I found the unrealized potential trapped in the barrel of the pen intoxicating. If the green ballpoint wasn’t able to let loose my creative flow (or, more often, effectively capture my social studies notes) I would switch to purple gel ink. If all else failed, the brown inked fountain pen was always there, as a last resort.

It took me years to realize that other people didn’t have the same relationship with their pens and pencils as I did. People would ask to borrow a pen in health class, and I would find myself handing over a reserve Bic Stik, knowing the chances were high that the lendee didn’t value writing instruments the way I did, and would probably walk out of class with it still unconsciously grasped in their hands.

So much did I pay attention to writing implements and the people who used them, that in college I started giving pen “readings,” trying to intuit bits of someone’s personality or character by their favorite pen or pencil. Most of the time I was closer than you might think.

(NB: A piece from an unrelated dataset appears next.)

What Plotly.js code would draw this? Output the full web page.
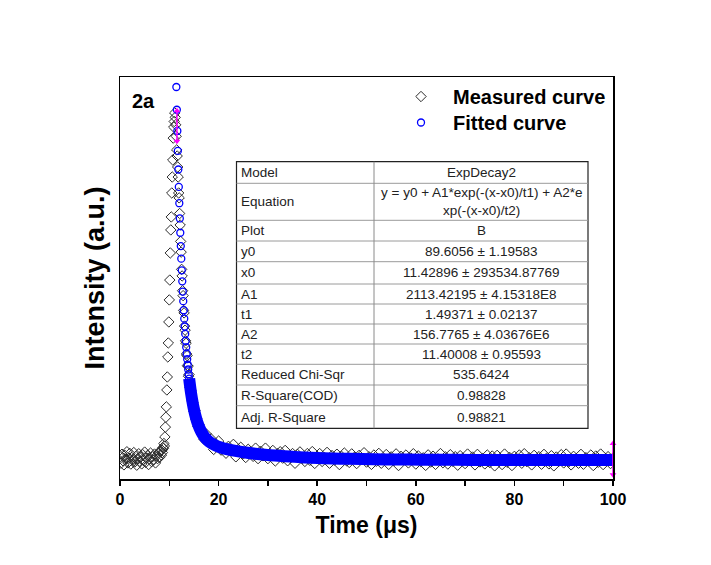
<!DOCTYPE html>
<html>
<head>
<meta charset="utf-8">
<script src="https://cdn.plot.ly/plotly-3.0.1.min.js"></script>
<style>html,body{margin:0;padding:0;background:#fff;}#chart{width:711px;height:565px;}</style>
</head>
<body>
<div id="chart"></div>
<script>
// ---------- data ----------
const measTime = [
0,0.2,0.4,0.6,0.8,1,1.2,1.4,1.6,1.8,2,2.2,2.4,2.6,2.8,3,3.2,3.4,3.6,3.8,4,4.2,4.4,4.6,4.8,5,5.2,5.4,5.6,5.8,6,6.2,6.4,6.6,6.8,7,7.2,7.4,7.6,7.8,8,8.2,8.4,
8.5,8.6,8.7,8.8,8.9,9,9.1,9.2,9.3,9.4,9.5,9.6,9.7,9.8,9.9,10,10.1,10.2,10.3,10.4,10.5,10.6,10.7,10.8,10.9,11,11.1,11.2,11.3,11.4,
11.5,11.6,11.7,11.8,11.9,12,12.1,12.2,12.3,12.4,12.5,12.6,12.7,12.8,12.9,13,13.1,13.2,13.3,13.4,13.5,13.6,13.7,13.8,13.9,14,
14.2,14.4,14.6,14.8,15,15.2,15.4,15.6,15.8,16,
16.5,17,17.5,18,18.5,19,19.5,20,20.5,21,
21.5,22,22.5,23,23.5,24,24.5,25,25.5,26,
26.5,27,27.5,28,28.5,29,29.5,30,30.5,31,
31.5,32,32.5,33,33.5,34,34.5,35,35.5,36,
36.5,37,37.5,38,38.5,39,39.5,40,40.5,41,
41.5,42,42.5,43,43.5,44,44.5,45,45.5,46,
46.5,47,47.5,48,48.5,49,49.5,50,50.5,51,
51.5,52,52.5,53,53.5,54,54.5,55,55.5,56,
56.5,57,57.5,58,58.5,59,59.5,60,60.5,61,
61.5,62,62.5,63,63.5,64,64.5,65,65.5,66,
66.5,67,67.5,68,68.5,69,69.5,70,70.5,71,
71.5,72,72.5,73,73.5,74,74.5,75,75.5,76,
76.5,77,77.5,78,78.5,79,79.5,80,80.5,81,
81.5,82,82.5,83,83.5,84,84.5,85,85.5,86,
86.5,87,87.5,88,88.5,89,89.5,90,90.5,91,
91.5,92,92.5,93,93.5,94,94.5,95,95.5,96,
96.5,97,97.5,98,98.5,99,99.5,100
];
const measIntensity = [
110,70,125,85,60,118,95,140,72,100,130,65,105,88,135,78,112,58,98,128,82,108,66,122,92,138,75,102,118,62,96,132,80,110,90,126,72,115,98,135,105,142,120,
150,135,165,160,190,175,230,290,350,413,516,595,717,802,930,1064,1185,1350,1490,1569,1715,1812,1916,2049,2116,2150,2202,2175,2130,2060,
1977,1940,1873,1812,1715,1685,1590,1520,1420,1355,1250,1210,1120,1090,1000,985,905,880,815,800,735,725,665,660,600,610,
530,515,450,440,385,390,335,345,295,305,
276,217,248,199,218,154,187,205,150,165,
131,173,145,185,109,154,167,127,105,155,
139,112,162,98,143,115,162,98,121,148,
84,129,140,101,148,85,116,129,70,124,
139,100,81,129,88,141,69,112,129,81,
104,136,70,117,89,125,62,110,132,84,
75,127,105,68,118,92,134,77,109,63,
120,82,130,70,96,123,63,109,85,127,
56,112,90,120,72,102,128,65,115,81,
103,57,121,77,113,63,97,129,73,109,
65,122,82,110,58,116,100,68,126,86,
108,60,124,78,98,66,120,74,114,54,
118,84,62,126,76,106,56,112,94,120,
70,128,80,104,60,118,88,110,64,124,
100,66,116,54,108,82,122,72,126,78,
60,112,96,70,124,64,104,86,120,56,
114,76,126,62,98,110,68,102
];
const fitTime = [11.43,11.53,11.63,11.73,11.83,11.93,12.03,12.13,12.23,12.33,12.43,12.53,12.63,12.73,12.83,12.93,13.03,13.13,13.23,13.33,13.43,
13.53,13.63,13.73,13.83,13.93,14.03,14.13,14.23,14.33,14.43,
14.93,15.43,15.93,16.43,16.93,17.43,
18.43,19.43,20.43,21.43,
23.43,25.43,27.43,29.43,31.43,
34.43,37.43,41.43,46.43,51.43,56.43,61.43,71.43,81.43,91.43,100];
const fitIntensity = [2359.8,2221.6,2092.3,1971.1,1857.9,1751.9,1652.7,1559.9,1472.9,1391.5,1315.3,1244.1,1177.3,1114.8,1056.3,1001.5,950.1,902.0,857.0,814.8,775.3,
738.1,703.6,670.8,640.6,611.9,585.2,560.0,536.7,514.5,493.9,
407.9,345.2,299.2,265.1,239.6,220.3,
193.9,177.3,165.9,157.4,
145.0,135.7,128.1,121.9,116.7,
110.5,105.6,100.9,96.9,94.3,92.6,91.6,90.4,89.95,89.75,89.67];
// magenta range markers (Origin data-range indicators)
const rangeMarkTime = [11.55, 100];
const rangeMarkTop = [2215, 190];
const rangeMarkBottom = [2030, 0];
// fit report table
const tableLabels = ["Model","Equation","Plot","y0","x0","A1","t1","A2","t2","Reduced Chi-Sqr","R-Square(COD)","Adj. R-Square"];
const tableValues = ["ExpDecay2","y = y0 + A1*exp(-(x-x0)/t1) + A2*e<br>xp(-(x-x0)/t2)","B","89.6056 ± 1.19583","11.42896 ± 293534.87769","2113.42195 ± 4.15318E8","1.49371 ± 0.02137","156.7765 ± 4.03676E6","11.40008 ± 0.95593","535.6424","0.98828","0.98821"];
const seriesNames = ["Measured curve","Fitted curve"];
const xTitle = "Time (μs)";
const yTitle = "Intensity (a.u.)";
const panelLabel = "2a";

// ---------- layout geometry ----------
const W = 711, H = 565;
const PL = 120, PR = 613, PT = 77, PB = 479;
const fx = X => (X - PL) / (PR - PL);
const fy = Y => (PB - Y) / (PB - PT);
const FONT = "Liberation Sans, Arial, sans-serif";

const bandStart = 26;
const traces = [
  {x: measTime, y: measIntensity, name: seriesNames[0], type: 'scatter', mode: 'markers', legend: 'legend',
   marker: {symbol: 'diamond-open', size: 8, color: '#2b2b2b', line: {width: 1}}},
  {x: fitTime.slice(bandStart), y: fitIntensity.slice(bandStart), type: 'scatter', mode: 'lines',
   showlegend: false, hoverinfo: 'skip', line: {color: '#0000ff', width: 12, shape: 'spline'}},
  {x: fitTime, y: fitIntensity, name: seriesNames[1], type: 'scatter', mode: 'markers', legend: 'legend2',
   marker: {symbol: 'circle-open', size: 7, color: '#0000ff', line: {width: 1.3}}},
];
rangeMarkTime.forEach((t, i) => {
  traces.push({x: [t, t], y: [rangeMarkTop[i], rangeMarkBottom[i]], type: 'scatter', mode: 'lines+markers',
    showlegend: false, cliponaxis: false, line: {color: '#ff00ff', width: 1.5},
    marker: {color: '#ff00ff', size: 6, symbol: ['triangle-up', 'triangle-down']}});
});

// table
const rows = [161.7, 183.3, 220.3, 241, 261.7, 284, 304, 324, 344, 364.3, 385, 405.7, 428.3];
const TL = 236.5, TM = 374, TR = 588;
const shapes = [{type: 'rect', xref: 'paper', yref: 'paper', x0: fx(TL), x1: fx(TR), y0: fy(rows[0]), y1: fy(rows[rows.length-1]),
  fillcolor: '#ffffff', line: {color: '#222', width: 1.2}, layer: 'above'}];
for (let i = 1; i < rows.length - 1; i++) {
  shapes.push({type: 'line', xref: 'paper', yref: 'paper', x0: fx(TL), x1: fx(TR), y0: fy(rows[i]), y1: fy(rows[i]),
    line: {color: '#9a9a9a', width: 1}, layer: 'above'});
}
shapes.push({type: 'line', xref: 'paper', yref: 'paper', x0: fx(TM), x1: fx(TM), y0: fy(rows[0]), y1: fy(rows[rows.length-1]),
  line: {color: '#8a8a8a', width: 1}, layer: 'above'});

const annotations = [];
tableLabels.forEach((lab, i) => {
  const yc = (rows[i] + rows[i+1]) / 2;
  annotations.push({xref: 'paper', yref: 'paper', x: fx(TL + 2), y: fy(yc), xanchor: 'left', yanchor: 'middle',
    text: lab, showarrow: false, font: {family: FONT, size: 13.5, color: '#222'}});
  annotations.push({xref: 'paper', yref: 'paper', x: fx((TM + TR) / 2), y: fy(yc), xanchor: 'center', yanchor: 'middle',
    text: tableValues[i], showarrow: false, font: {family: FONT, size: 13.5, color: '#222'}});
});
annotations.push({xref: 'paper', yref: 'paper', x: fx(143), y: fy(101), xanchor: 'center', yanchor: 'middle',
  text: panelLabel, showarrow: false, font: {family: FONT, size: 20, weight: 'bold', color: '#000'}});

const legendFont = {family: FONT, size: 20, weight: 'bold', color: '#000'};
const layout = {
  width: W, height: H,
  margin: {l: PL, r: W - PR, t: PT, b: H - PB, pad: 0},
  paper_bgcolor: '#fff', plot_bgcolor: '#fff',
  showlegend: true,
  legend: {x: fx(389), y: fy(77), xanchor: 'left', yanchor: 'top', bgcolor: 'rgba(0,0,0,0)',
    font: legendFont, itemsizing: 'trace', itemwidth: 54},
  legend2: {x: fx(389), y: fy(103), xanchor: 'left', yanchor: 'top', bgcolor: 'rgba(0,0,0,0)',
    font: legendFont, itemsizing: 'trace', itemwidth: 54},
  xaxis: {range: [0, 100], showgrid: false, zeroline: false, showline: true, linecolor: '#000', linewidth: 1.5, mirror: true,
    ticks: 'outside', ticklen: 5, tickwidth: 1.5, tickcolor: '#000', dtick: 20, tick0: 0,
    minor: {dtick: 10, ticks: 'outside', ticklen: 5, tickwidth: 1.5, tickcolor: '#000'},
    tickfont: {family: FONT, size: 16, weight: 'bold', color: '#000'},
    title: {text: xTitle, standoff: 10, font: {family: FONT, size: 23, weight: 'bold', color: '#000'}}},
  yaxis: {range: [-25.9, 2420.8], showgrid: false, zeroline: false, showline: true, linecolor: '#000', linewidth: 1.5, mirror: true,
    ticks: '', showticklabels: false, automargin: true,
    title: {text: yTitle, standoff: 6, font: {family: FONT, size: 27, weight: 'bold', color: '#000'}}},
  shapes: shapes,
  annotations: annotations,
};
Plotly.newPlot('chart', traces, layout, {displayModeBar: false, staticPlot: true});
</script>
</body>
</html>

By the time I graduated from college, I had amassed more pens than one person could use in a standard lifetime and I found myself giving handfuls of them away at graduation, along with a coattrack, white Christmas lights and an orange table. There is a large plastic container in my parents house full of my discards. They will never have to buy another pen again. I stopped buying pens, and I realized that more of my disposable income that was decent was invested in plastic and ink, and I declared a pen-purchasing hiatus. These days, I try to stay away from the pen aisle of office supply stores, and I bring my own pens to work, hoping to someday make a dent in the collection. I still enjoy a good pen, but do so with a little more self control than I did in the past.